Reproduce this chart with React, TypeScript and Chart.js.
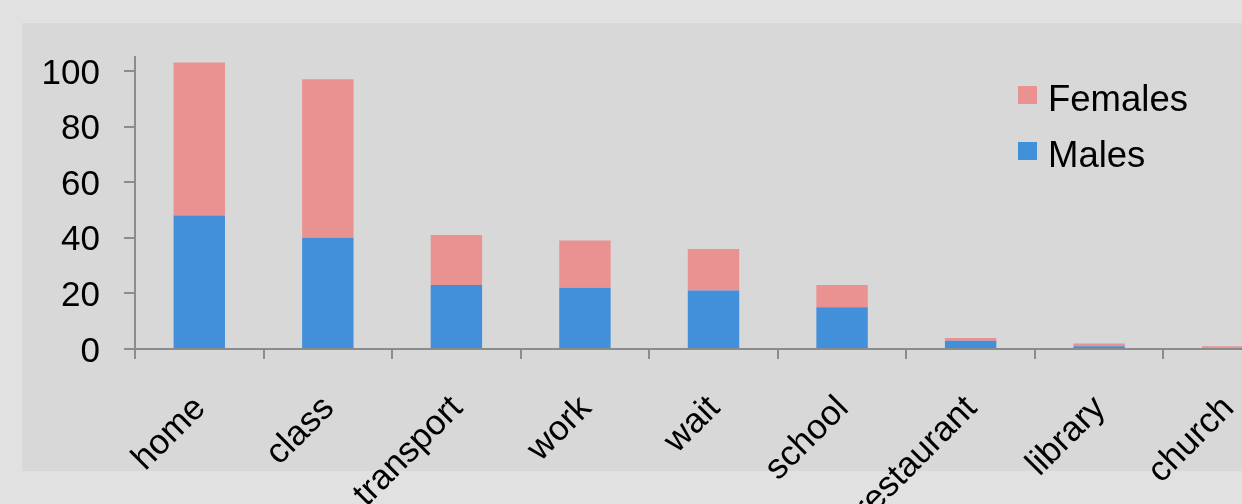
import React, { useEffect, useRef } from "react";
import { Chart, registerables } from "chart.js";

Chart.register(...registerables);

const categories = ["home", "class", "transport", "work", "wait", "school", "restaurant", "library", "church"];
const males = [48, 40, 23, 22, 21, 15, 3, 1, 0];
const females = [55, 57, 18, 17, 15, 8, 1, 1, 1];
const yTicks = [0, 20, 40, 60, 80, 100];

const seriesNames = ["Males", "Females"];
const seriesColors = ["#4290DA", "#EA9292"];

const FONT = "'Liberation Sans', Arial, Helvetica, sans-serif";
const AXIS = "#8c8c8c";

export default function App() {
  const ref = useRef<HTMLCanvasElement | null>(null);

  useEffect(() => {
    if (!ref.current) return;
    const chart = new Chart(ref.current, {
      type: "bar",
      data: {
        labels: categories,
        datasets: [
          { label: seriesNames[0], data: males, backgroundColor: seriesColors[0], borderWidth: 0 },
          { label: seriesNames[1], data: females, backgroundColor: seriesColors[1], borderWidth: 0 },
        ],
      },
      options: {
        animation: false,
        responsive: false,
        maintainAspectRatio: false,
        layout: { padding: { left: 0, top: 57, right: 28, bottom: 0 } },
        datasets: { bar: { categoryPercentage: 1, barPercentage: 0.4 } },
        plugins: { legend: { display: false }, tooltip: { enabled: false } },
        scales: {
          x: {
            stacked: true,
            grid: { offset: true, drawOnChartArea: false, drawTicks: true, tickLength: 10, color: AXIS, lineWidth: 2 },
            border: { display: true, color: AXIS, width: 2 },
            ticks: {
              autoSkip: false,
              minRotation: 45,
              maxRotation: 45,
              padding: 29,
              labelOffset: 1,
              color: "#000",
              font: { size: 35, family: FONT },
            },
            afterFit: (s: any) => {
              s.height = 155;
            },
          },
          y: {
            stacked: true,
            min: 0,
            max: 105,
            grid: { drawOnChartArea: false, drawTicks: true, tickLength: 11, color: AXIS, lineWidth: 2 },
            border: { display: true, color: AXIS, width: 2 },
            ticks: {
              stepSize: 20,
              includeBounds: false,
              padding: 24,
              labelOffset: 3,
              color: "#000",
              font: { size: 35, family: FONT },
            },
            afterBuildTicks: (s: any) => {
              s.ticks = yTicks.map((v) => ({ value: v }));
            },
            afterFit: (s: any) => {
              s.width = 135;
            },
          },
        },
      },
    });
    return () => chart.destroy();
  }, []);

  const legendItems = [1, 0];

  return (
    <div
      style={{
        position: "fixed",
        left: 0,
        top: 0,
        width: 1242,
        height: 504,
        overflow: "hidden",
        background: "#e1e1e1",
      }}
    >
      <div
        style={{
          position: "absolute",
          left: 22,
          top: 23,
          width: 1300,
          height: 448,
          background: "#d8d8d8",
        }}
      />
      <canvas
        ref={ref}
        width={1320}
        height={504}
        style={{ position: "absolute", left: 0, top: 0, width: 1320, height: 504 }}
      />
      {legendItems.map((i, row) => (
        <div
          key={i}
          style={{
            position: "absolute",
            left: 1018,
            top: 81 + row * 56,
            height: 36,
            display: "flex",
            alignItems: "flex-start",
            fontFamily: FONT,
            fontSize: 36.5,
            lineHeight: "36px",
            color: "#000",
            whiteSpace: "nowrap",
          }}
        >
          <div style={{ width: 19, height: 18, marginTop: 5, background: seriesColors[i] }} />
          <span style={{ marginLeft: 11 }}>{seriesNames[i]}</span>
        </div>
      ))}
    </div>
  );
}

◆ ◆ ◆ ◆ ◆ ◆ ◆

Set exercise:
Exclude the images and reproduce the remaining data exactly.

Output of the task:
Reproduce this chart with React, TypeScript and Chart.js.
import React, { useEffect, useRef } from "react";
import { Chart, registerables } from "chart.js";

Chart.register(...registerables);

const categories = ["home", "class", "transport", "work", "wait", "school", "restaurant", "library", "church"];
const males = [48, 40, 23, 22, 21, 15, 3, 1, 0];
const females = [55, 57, 18, 17, 15, 8, 1, 1, 1];
const yTicks = [0, 20, 40, 60, 80, 100];

const seriesNames = ["Males", "Females"];
const seriesColors = ["#4290DA", "#EA9292"];

const FONT = "'Liberation Sans', Arial, Helvetica, sans-serif";
const AXIS = "#8c8c8c";

export default function App() {
  const ref = useRef<HTMLCanvasElement | null>(null);

  useEffect(() => {
    if (!ref.current) return;
    const chart = new Chart(ref.current, {
      type: "bar",
      data: {
        labels: categories,
        datasets: [
          { label: seriesNames[0], data: males, backgroundColor: seriesColors[0], borderWidth: 0 },
          { label: seriesNames[1], data: females, backgroundColor: seriesColors[1], borderWidth: 0 },
        ],
      },
      options: {
        animation: false,
        responsive: false,
        maintainAspectRatio: false,
        layout: { padding: { left: 0, top: 57, right: 28, bottom: 0 } },
        datasets: { bar: { categoryPercentage: 1, barPercentage: 0.4 } },
        plugins: { legend: { display: false }, tooltip: { enabled: false } },
        scales: {
          x: {
            stacked: true,
            grid: { offset: true, drawOnChartArea: false, drawTicks: true, tickLength: 10, color: AXIS, lineWidth: 2 },
            border: { display: true, color: AXIS, width: 2 },
            ticks: {
              autoSkip: false,
              minRotation: 45,
              maxRotation: 45,
              padding: 29,
              labelOffset: 1,
              color: "#000",
              font: { size: 35, family: FONT },
            },
            afterFit: (s: any) => {
              s.height = 155;
            },
          },
          y: {
            stacked: true,
            min: 0,
            max: 105,
            grid: { drawOnChartArea: false, drawTicks: true, tickLength: 11, color: AXIS, lineWidth: 2 },
            border: { display: true, color: AXIS, width: 2 },
            ticks: {
              stepSize: 20,
              includeBounds: false,
              padding: 24,
              labelOffset: 3,
              color: "#000",
              font: { size: 35, family: FONT },
            },
            afterBuildTicks: (s: any) => {
              s.ticks = yTicks.map((v) => ({ value: v }));
            },
            afterFit: (s: any) => {
              s.width = 135;
            },
          },
        },
      },
    });
    return () => chart.destroy();
  }, []);

  const legendItems = [1, 0];

  return (
    <div
      style={{
        position: "fixed",
        left: 0,
        top: 0,
        width: 1242,
        height: 504,
        overflow: "hidden",
        background: "#e1e1e1",
      }}
    >
      <div
        style={{
          position: "absolute",
          left: 22,
          top: 23,
          width: 1300,
          height: 448,
          background: "#d8d8d8",
        }}
      />
      <canvas
        ref={ref}
        width={1320}
        height={504}
        style={{ position: "absolute", left: 0, top: 0, width: 1320, height: 504 }}
      />
      {legendItems.map((i, row) => (
        <div
          key={i}
          style={{
            position: "absolute",
            left: 1018,
            top: 81 + row * 56,
            height: 36,
            display: "flex",
            alignItems: "flex-start",
            fontFamily: FONT,
            fontSize: 36.5,
            lineHeight: "36px",
            color: "#000",
            whiteSpace: "nowrap",
          }}
        >
          <div style={{ width: 19, height: 18, marginTop: 5, background: seriesColors[i] }} />
          <span style={{ marginLeft: 11 }}>{seriesNames[i]}</span>
        </div>
      ))}
    </div>
  );
}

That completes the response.